During my “awakening”, probably at about 6 years old, I was at first, unaware that we were poor. My 3 brothers and I, along with our parents, lived in a small, 4-room, poorly-insulated house with no running water, bathroom, fridge, freezer, or furnace. Our winter heat came from a wood-burning stove. Our fridge was the cellar in summer and the back doorstep in winter. We awoke each winter morning to a frigid house. Our summer kitchen was the large woodshed attached to the south end of the house. I recall impatiently awaiting this move each year because it meant that summer had at last arrived. Our reading material consisted of comic books, and entertainment became colouring books, the radio, and outdoor play. Contrast those primitive conditions with those of to-day. It took some time, but my modern house is the ultimate in creature comforts compared to my childhood home. It is akin to comparing the Wright Brothers’ Kitty Hawk to the newest airbus that can fly non-stop half-way round the world.
Because our large garden plot produced an annual supply of vegetables thanks to our mother, we had plenty to eat. She was a talented homemaker who knew how to process the food, as were many of the rural women of that era. Our huge vegetable garden, where I spent much time as a kid, and where I developed my life-long love of gardening, provided amply for us year-round. The canning, pickling, as well as the proper storage of root vegetables and apples were necessary skills that meant survival. Wild berry-picking in the surrounding fields and forest openings was a demanding, but essential chore, requiring the help of little hands as well, if the pails of fruit were to be turned into winter jam. Meat and sauerkraut were prepared, salted, and “put down” for the winter. Bread, buns, and pies, baked weekly were greedily devoured by growing kids. To-day all of our food intake and cravings are available in supermarkets 7 days a week just steps from our homes. Our culinary desires are limited only by our imagination and our pocketbook.
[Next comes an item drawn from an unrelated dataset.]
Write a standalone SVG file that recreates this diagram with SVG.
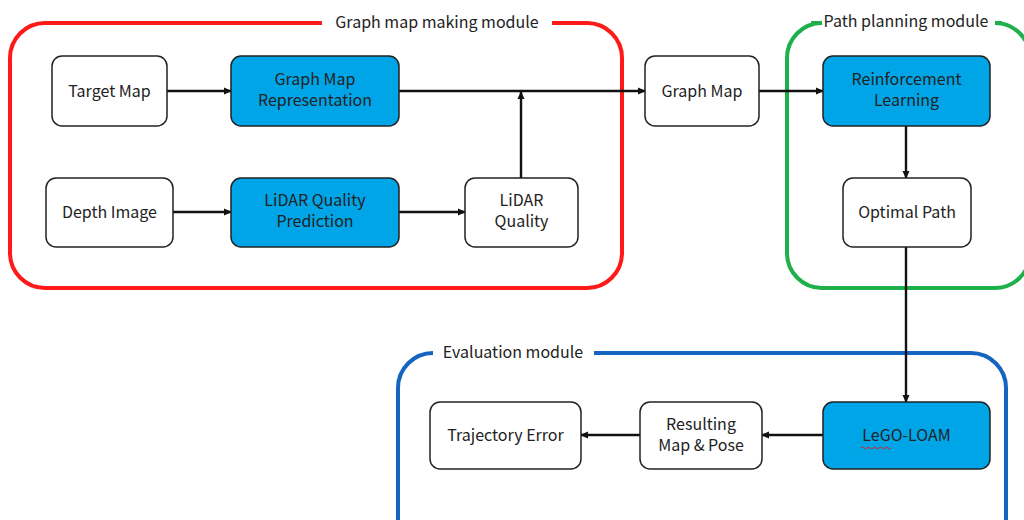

Farming in my area in the early 40s was on a subsistence level. Farmers worked long hours on small farms with simple implements and tools to provide a meager living for their families. It was not unusual to observe farmers still pitching hay onto horse-drawn wagons by hand. The only farm innovation that I noticed as a young child was the hay loader. Pulled behind the hay wagon, it resembled a praying mantis. As its wheels turned, slender, spiked slats caught the hay already raked into wind rows and moved it up a slanted escalator-like platform onto the wagon. It certainly beat pitching hay by hand.
Horse power was the main energy source to do the heavy work, making it virtually impossible for one farmer to expand to a large acreage. Milking a small herd was done by hand and the milk transported in 8-gallon cans to the cheese factory by horse and wagon, and by sleigh in winter.
The first memorable mass excitement for me took place in 1945 when I was 9 years old. I witnessed the boisterous crowds of people on the streets of Cornwall Ontario celebrating the end of the war. Like a gun going off, this joyous occasion signaled the beginning of transformative changes in my little farming community, and elsewhere, that never stopped.